> _Raw data_

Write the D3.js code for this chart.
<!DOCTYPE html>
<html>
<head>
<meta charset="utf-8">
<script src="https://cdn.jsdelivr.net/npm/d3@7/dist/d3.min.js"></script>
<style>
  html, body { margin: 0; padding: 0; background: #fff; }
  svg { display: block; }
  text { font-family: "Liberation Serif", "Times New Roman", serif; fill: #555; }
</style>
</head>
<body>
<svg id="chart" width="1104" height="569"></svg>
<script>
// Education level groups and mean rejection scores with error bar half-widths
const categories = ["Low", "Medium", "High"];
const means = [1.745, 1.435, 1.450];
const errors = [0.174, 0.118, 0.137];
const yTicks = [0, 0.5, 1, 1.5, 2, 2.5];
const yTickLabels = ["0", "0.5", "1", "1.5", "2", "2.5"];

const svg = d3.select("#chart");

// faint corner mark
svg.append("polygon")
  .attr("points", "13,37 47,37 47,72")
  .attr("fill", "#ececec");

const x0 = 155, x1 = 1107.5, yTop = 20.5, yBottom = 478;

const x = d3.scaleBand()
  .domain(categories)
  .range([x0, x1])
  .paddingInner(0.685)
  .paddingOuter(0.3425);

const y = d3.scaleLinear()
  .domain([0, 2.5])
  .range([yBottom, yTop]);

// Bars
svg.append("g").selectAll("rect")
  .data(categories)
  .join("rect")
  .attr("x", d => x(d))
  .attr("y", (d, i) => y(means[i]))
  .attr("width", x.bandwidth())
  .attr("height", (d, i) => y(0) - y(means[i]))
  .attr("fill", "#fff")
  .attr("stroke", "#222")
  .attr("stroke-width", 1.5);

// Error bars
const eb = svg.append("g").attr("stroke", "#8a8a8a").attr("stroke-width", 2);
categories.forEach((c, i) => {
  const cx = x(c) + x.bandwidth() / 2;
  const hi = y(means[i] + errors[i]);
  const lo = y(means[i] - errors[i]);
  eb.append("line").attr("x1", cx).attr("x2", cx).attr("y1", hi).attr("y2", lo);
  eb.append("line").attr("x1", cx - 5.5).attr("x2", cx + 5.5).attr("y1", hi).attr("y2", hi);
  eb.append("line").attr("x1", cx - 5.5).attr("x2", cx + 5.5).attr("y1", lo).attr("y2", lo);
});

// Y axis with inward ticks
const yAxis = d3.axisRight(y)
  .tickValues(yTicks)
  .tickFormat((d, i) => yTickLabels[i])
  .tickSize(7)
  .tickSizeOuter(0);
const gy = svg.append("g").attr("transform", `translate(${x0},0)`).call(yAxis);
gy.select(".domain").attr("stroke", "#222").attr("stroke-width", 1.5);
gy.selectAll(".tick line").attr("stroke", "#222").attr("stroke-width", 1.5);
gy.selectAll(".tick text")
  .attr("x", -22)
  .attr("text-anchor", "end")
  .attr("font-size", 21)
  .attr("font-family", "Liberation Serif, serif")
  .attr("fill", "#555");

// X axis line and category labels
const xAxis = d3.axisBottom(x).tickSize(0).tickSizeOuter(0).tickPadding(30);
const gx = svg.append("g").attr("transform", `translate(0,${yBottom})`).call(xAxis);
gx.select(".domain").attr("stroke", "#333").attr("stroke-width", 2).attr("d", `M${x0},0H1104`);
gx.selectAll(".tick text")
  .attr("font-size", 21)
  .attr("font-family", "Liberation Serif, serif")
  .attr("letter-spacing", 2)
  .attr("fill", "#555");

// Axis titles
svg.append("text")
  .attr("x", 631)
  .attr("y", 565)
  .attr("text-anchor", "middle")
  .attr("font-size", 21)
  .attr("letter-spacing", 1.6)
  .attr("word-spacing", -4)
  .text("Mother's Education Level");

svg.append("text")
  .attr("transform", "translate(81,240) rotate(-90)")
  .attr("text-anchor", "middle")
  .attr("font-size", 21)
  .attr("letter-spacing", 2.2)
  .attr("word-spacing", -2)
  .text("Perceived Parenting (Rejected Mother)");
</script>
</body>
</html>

> _Instructions to follow_
Output all of the data again. Match it exactly.

> _Answer to this problem_
Write the D3.js code for this chart.
<!DOCTYPE html>
<html>
<head>
<meta charset="utf-8">
<script src="https://cdn.jsdelivr.net/npm/d3@7/dist/d3.min.js"></script>
<style>
  html, body { margin: 0; padding: 0; background: #fff; }
  svg { display: block; }
  text { font-family: "Liberation Serif", "Times New Roman", serif; fill: #555; }
</style>
</head>
<body>
<svg id="chart" width="1104" height="569"></svg>
<script>
// Education level groups and mean rejection scores with error bar half-widths
const categories = ["Low", "Medium", "High"];
const means = [1.745, 1.435, 1.450];
const errors = [0.174, 0.118, 0.137];
const yTicks = [0, 0.5, 1, 1.5, 2, 2.5];
const yTickLabels = ["0", "0.5", "1", "1.5", "2", "2.5"];

const svg = d3.select("#chart");

// faint corner mark
svg.append("polygon")
  .attr("points", "13,37 47,37 47,72")
  .attr("fill", "#ececec");

const x0 = 155, x1 = 1107.5, yTop = 20.5, yBottom = 478;

const x = d3.scaleBand()
  .domain(categories)
  .range([x0, x1])
  .paddingInner(0.685)
  .paddingOuter(0.3425);

const y = d3.scaleLinear()
  .domain([0, 2.5])
  .range([yBottom, yTop]);

// Bars
svg.append("g").selectAll("rect")
  .data(categories)
  .join("rect")
  .attr("x", d => x(d))
  .attr("y", (d, i) => y(means[i]))
  .attr("width", x.bandwidth())
  .attr("height", (d, i) => y(0) - y(means[i]))
  .attr("fill", "#fff")
  .attr("stroke", "#222")
  .attr("stroke-width", 1.5);

// Error bars
const eb = svg.append("g").attr("stroke", "#8a8a8a").attr("stroke-width", 2);
categories.forEach((c, i) => {
  const cx = x(c) + x.bandwidth() / 2;
  const hi = y(means[i] + errors[i]);
  const lo = y(means[i] - errors[i]);
  eb.append("line").attr("x1", cx).attr("x2", cx).attr("y1", hi).attr("y2", lo);
  eb.append("line").attr("x1", cx - 5.5).attr("x2", cx + 5.5).attr("y1", hi).attr("y2", hi);
  eb.append("line").attr("x1", cx - 5.5).attr("x2", cx + 5.5).attr("y1", lo).attr("y2", lo);
});

// Y axis with inward ticks
const yAxis = d3.axisRight(y)
  .tickValues(yTicks)
  .tickFormat((d, i) => yTickLabels[i])
  .tickSize(7)
  .tickSizeOuter(0);
const gy = svg.append("g").attr("transform", `translate(${x0},0)`).call(yAxis);
gy.select(".domain").attr("stroke", "#222").attr("stroke-width", 1.5);
gy.selectAll(".tick line").attr("stroke", "#222").attr("stroke-width", 1.5);
gy.selectAll(".tick text")
  .attr("x", -22)
  .attr("text-anchor", "end")
  .attr("font-size", 21)
  .attr("font-family", "Liberation Serif, serif")
  .attr("fill", "#555");

// X axis line and category labels
const xAxis = d3.axisBottom(x).tickSize(0).tickSizeOuter(0).tickPadding(30);
const gx = svg.append("g").attr("transform", `translate(0,${yBottom})`).call(xAxis);
gx.select(".domain").attr("stroke", "#333").attr("stroke-width", 2).attr("d", `M${x0},0H1104`);
gx.selectAll(".tick text")
  .attr("font-size", 21)
  .attr("font-family", "Liberation Serif, serif")
  .attr("letter-spacing", 2)
  .attr("fill", "#555");

// Axis titles
svg.append("text")
  .attr("x", 631)
  .attr("y", 565)
  .attr("text-anchor", "middle")
  .attr("font-size", 21)
  .attr("letter-spacing", 1.6)
  .attr("word-spacing", -4)
  .text("Mother's Education Level");

svg.append("text")
  .attr("transform", "translate(81,240) rotate(-90)")
  .attr("text-anchor", "middle")
  .attr("font-size", 21)
  .attr("letter-spacing", 2.2)
  .attr("word-spacing", -2)
  .text("Perceived Parenting (Rejected Mother)");
</script>
</body>
</html>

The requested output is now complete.